──────── Input
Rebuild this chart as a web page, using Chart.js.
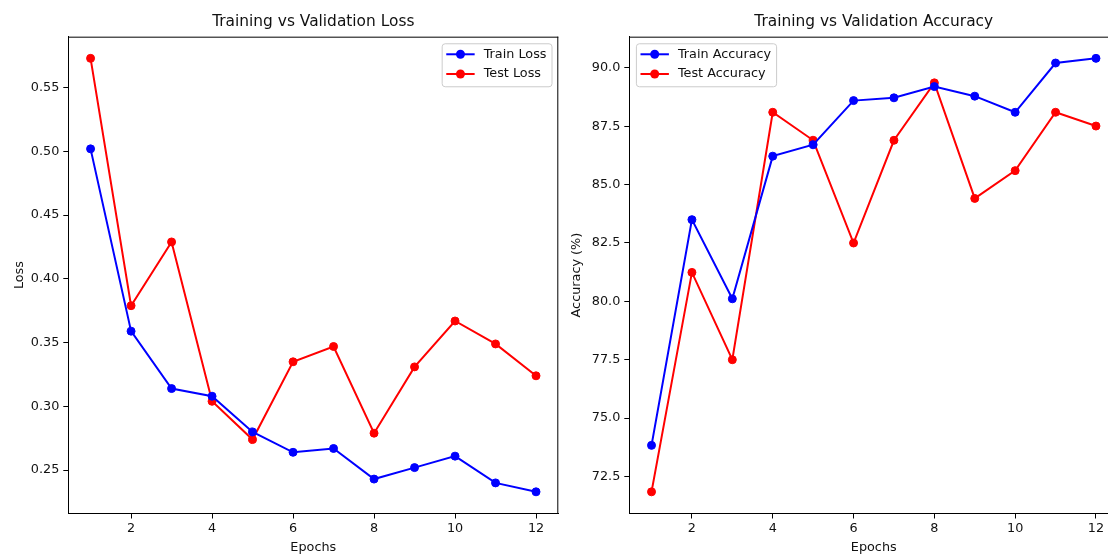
────────────────
──────── Input
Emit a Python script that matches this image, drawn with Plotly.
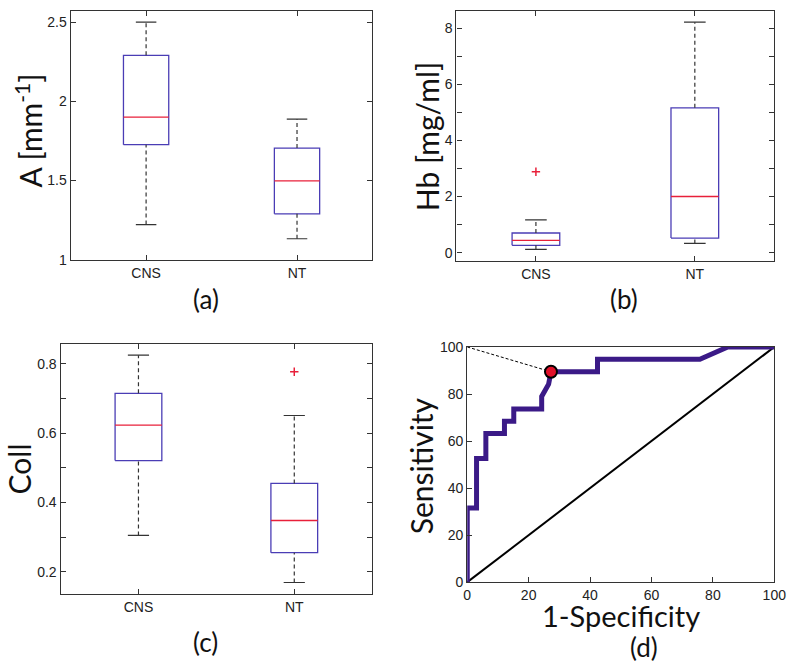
────────────────
──────── Input
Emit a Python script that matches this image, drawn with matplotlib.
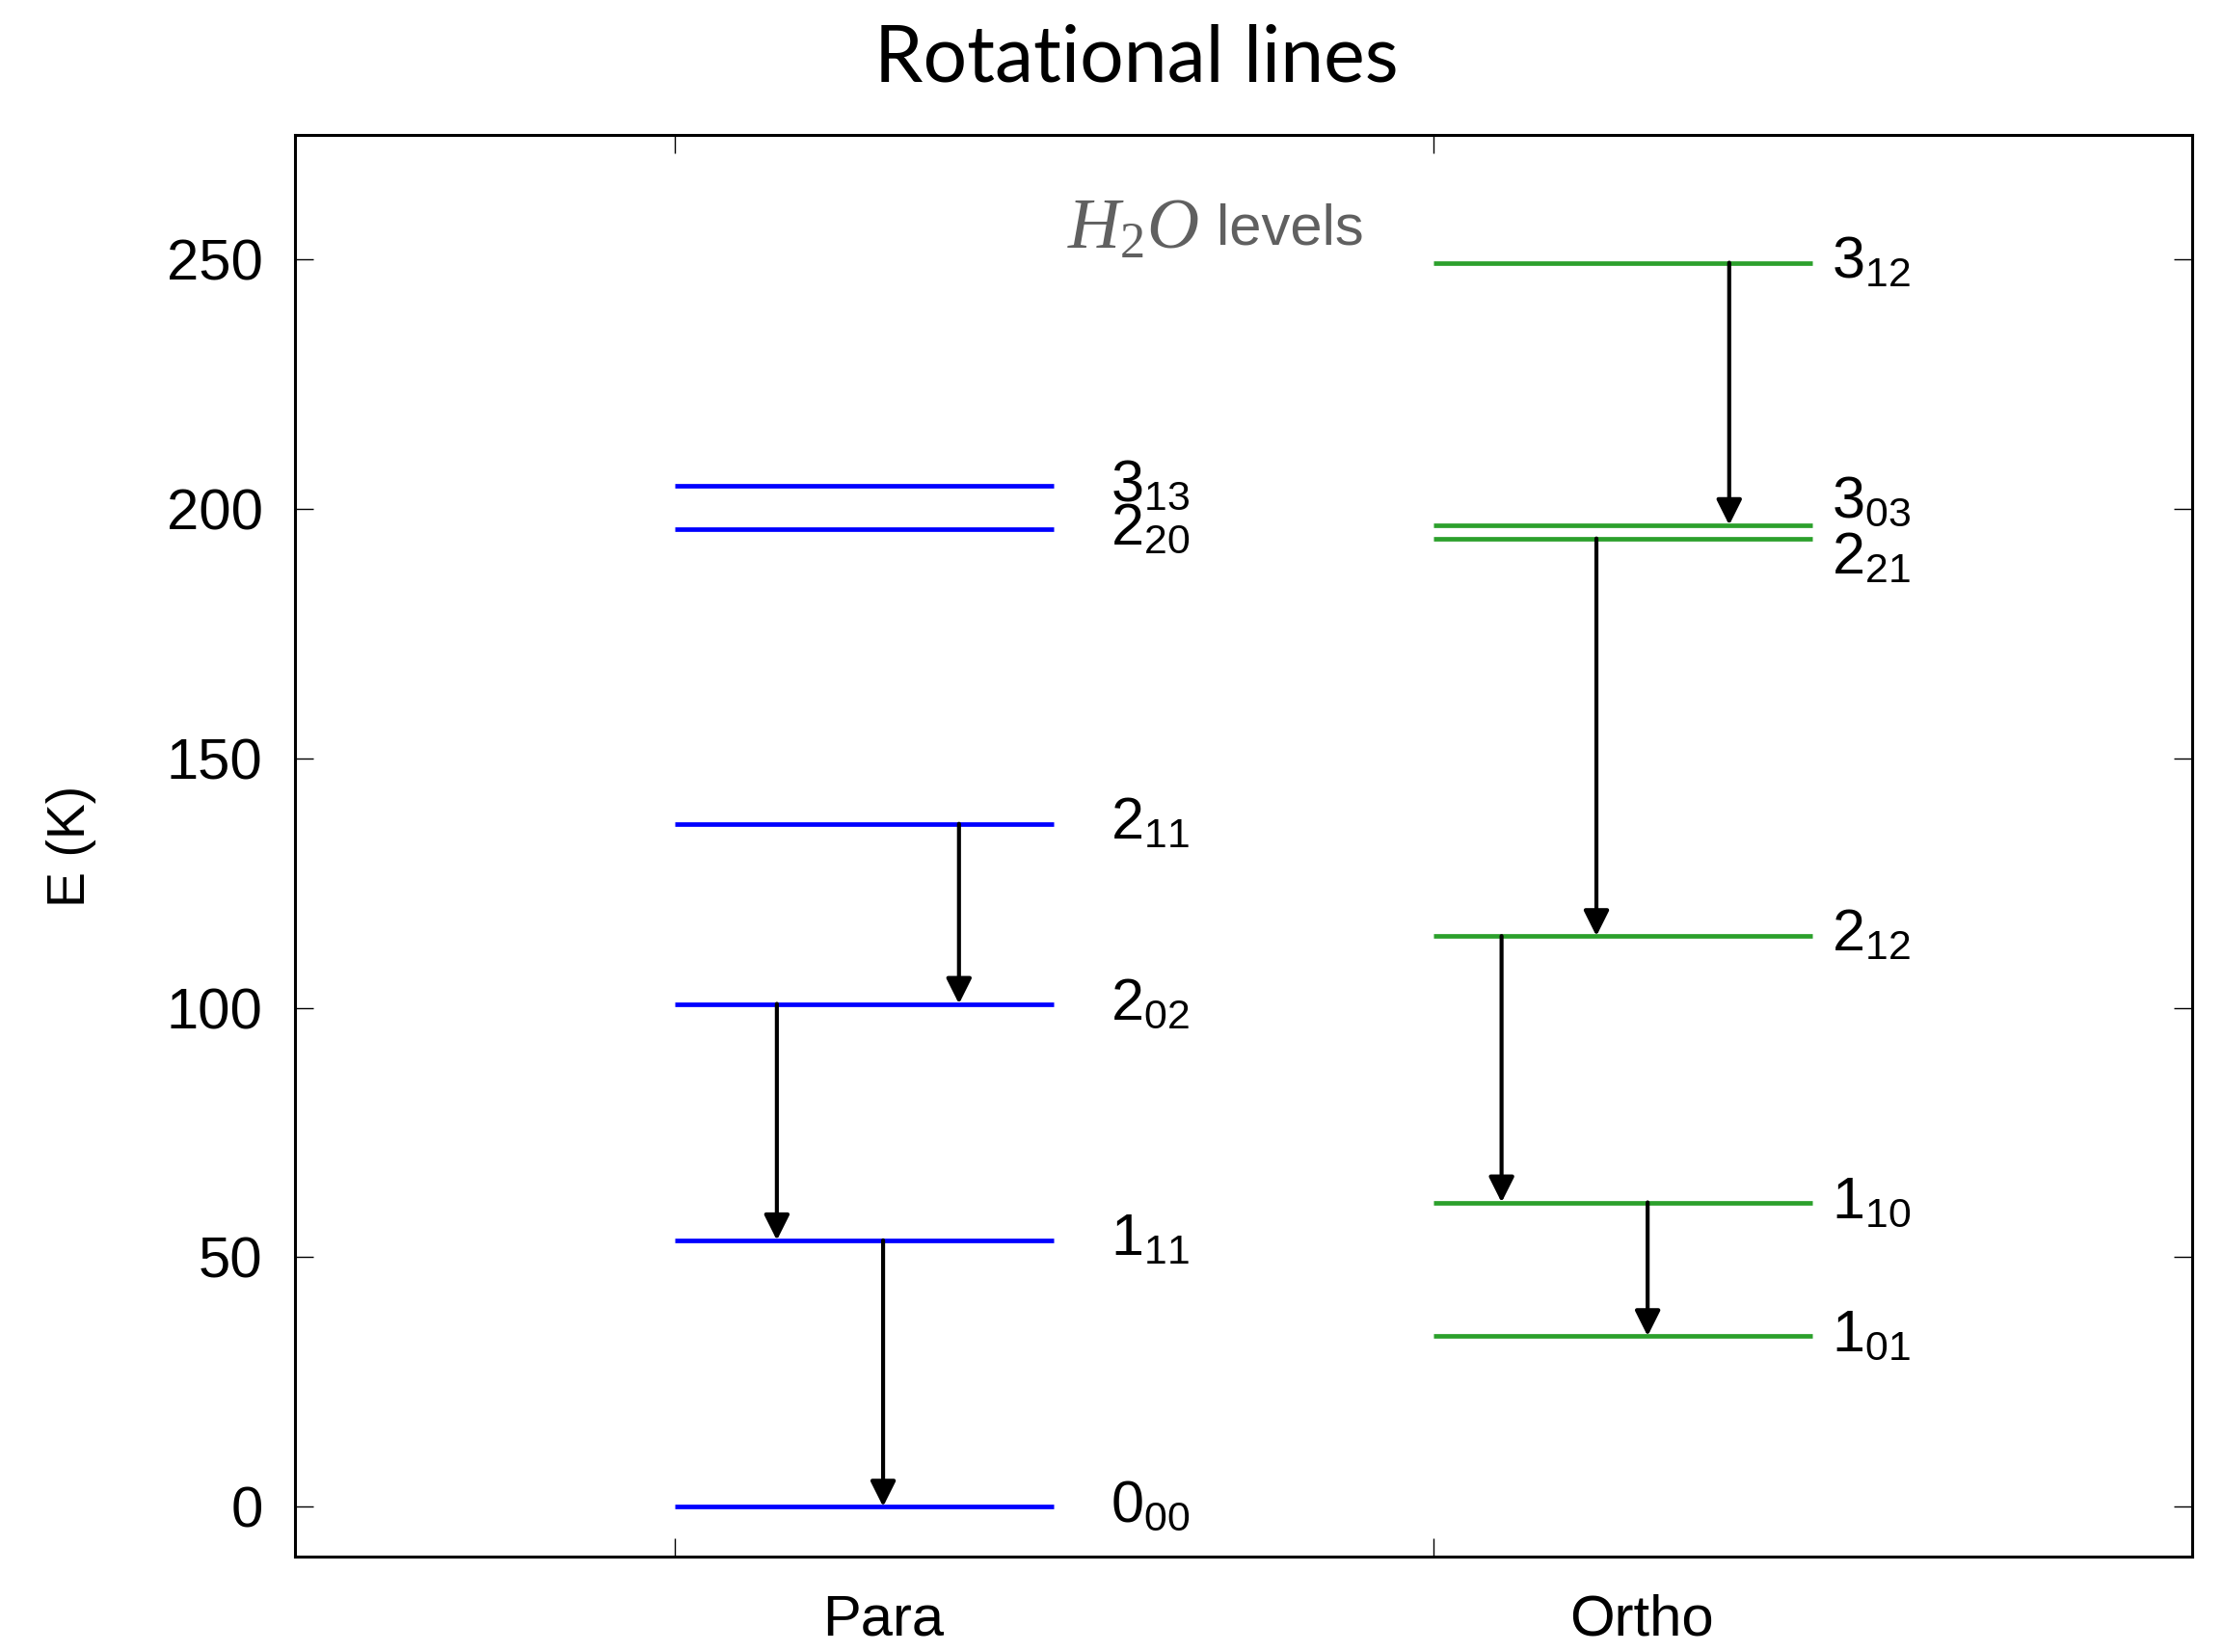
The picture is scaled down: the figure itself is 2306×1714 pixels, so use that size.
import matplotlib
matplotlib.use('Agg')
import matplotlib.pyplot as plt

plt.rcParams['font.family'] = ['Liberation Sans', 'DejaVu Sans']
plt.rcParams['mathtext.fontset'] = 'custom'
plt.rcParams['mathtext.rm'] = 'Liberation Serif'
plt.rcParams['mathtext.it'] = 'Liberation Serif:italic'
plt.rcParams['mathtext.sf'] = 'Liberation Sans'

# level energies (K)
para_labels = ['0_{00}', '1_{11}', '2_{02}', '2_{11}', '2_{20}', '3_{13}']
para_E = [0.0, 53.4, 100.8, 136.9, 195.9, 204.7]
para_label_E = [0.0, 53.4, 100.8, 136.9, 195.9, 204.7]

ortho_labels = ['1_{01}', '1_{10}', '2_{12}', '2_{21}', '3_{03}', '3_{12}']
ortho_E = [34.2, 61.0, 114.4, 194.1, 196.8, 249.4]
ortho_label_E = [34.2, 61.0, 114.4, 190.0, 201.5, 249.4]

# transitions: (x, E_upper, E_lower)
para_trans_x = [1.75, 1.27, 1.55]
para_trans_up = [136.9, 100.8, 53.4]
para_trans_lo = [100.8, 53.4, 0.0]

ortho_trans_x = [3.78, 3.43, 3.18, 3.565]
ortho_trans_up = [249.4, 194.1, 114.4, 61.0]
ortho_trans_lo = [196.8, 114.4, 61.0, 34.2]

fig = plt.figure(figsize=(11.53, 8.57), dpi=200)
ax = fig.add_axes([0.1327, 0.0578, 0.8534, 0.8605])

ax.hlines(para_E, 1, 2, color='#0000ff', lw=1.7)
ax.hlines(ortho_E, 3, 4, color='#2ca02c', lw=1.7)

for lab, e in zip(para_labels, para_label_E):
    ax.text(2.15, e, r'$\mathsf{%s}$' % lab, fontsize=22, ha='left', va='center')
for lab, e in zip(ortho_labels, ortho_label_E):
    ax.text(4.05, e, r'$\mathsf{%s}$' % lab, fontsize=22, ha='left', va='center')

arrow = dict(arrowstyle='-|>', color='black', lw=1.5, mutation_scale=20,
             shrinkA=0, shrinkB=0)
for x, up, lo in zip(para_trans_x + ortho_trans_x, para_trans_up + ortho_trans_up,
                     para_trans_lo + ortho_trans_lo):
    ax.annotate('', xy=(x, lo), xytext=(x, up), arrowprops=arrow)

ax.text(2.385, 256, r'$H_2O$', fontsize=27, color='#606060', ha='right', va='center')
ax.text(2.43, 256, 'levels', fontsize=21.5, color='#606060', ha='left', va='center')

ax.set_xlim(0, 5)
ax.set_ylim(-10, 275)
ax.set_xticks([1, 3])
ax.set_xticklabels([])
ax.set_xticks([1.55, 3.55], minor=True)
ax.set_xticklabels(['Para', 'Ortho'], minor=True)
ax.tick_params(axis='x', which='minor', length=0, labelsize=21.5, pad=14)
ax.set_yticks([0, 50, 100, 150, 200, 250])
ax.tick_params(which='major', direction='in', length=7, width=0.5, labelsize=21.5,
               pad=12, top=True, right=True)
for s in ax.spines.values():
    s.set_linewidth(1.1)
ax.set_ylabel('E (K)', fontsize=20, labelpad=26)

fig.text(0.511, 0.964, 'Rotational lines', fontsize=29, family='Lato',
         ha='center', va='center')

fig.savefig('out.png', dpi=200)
────────────────
Aim of the exercise. All lines above from the one containing "drawn with matplotlib." through the one containing "ax.hlines(ortho_E, 3, 4, color='#2ca02c', lw=1.7)" are to be quoted exactly, and only those; pictures are left out.

Exercise output.
Emit a Python script that matches this image, drawn with matplotlib.
The picture is scaled down: the figure itself is 2306×1714 pixels, so use that size.
import matplotlib
matplotlib.use('Agg')
import matplotlib.pyplot as plt

plt.rcParams['font.family'] = ['Liberation Sans', 'DejaVu Sans']
plt.rcParams['mathtext.fontset'] = 'custom'
plt.rcParams['mathtext.rm'] = 'Liberation Serif'
plt.rcParams['mathtext.it'] = 'Liberation Serif:italic'
plt.rcParams['mathtext.sf'] = 'Liberation Sans'

# level energies (K)
para_labels = ['0_{00}', '1_{11}', '2_{02}', '2_{11}', '2_{20}', '3_{13}']
para_E = [0.0, 53.4, 100.8, 136.9, 195.9, 204.7]
para_label_E = [0.0, 53.4, 100.8, 136.9, 195.9, 204.7]

ortho_labels = ['1_{01}', '1_{10}', '2_{12}', '2_{21}', '3_{03}', '3_{12}']
ortho_E = [34.2, 61.0, 114.4, 194.1, 196.8, 249.4]
ortho_label_E = [34.2, 61.0, 114.4, 190.0, 201.5, 249.4]

# transitions: (x, E_upper, E_lower)
para_trans_x = [1.75, 1.27, 1.55]
para_trans_up = [136.9, 100.8, 53.4]
para_trans_lo = [100.8, 53.4, 0.0]

ortho_trans_x = [3.78, 3.43, 3.18, 3.565]
ortho_trans_up = [249.4, 194.1, 114.4, 61.0]
ortho_trans_lo = [196.8, 114.4, 61.0, 34.2]

fig = plt.figure(figsize=(11.53, 8.57), dpi=200)
ax = fig.add_axes([0.1327, 0.0578, 0.8534, 0.8605])

ax.hlines(para_E, 1, 2, color='#0000ff', lw=1.7)
ax.hlines(ortho_E, 3, 4, color='#2ca02c', lw=1.7)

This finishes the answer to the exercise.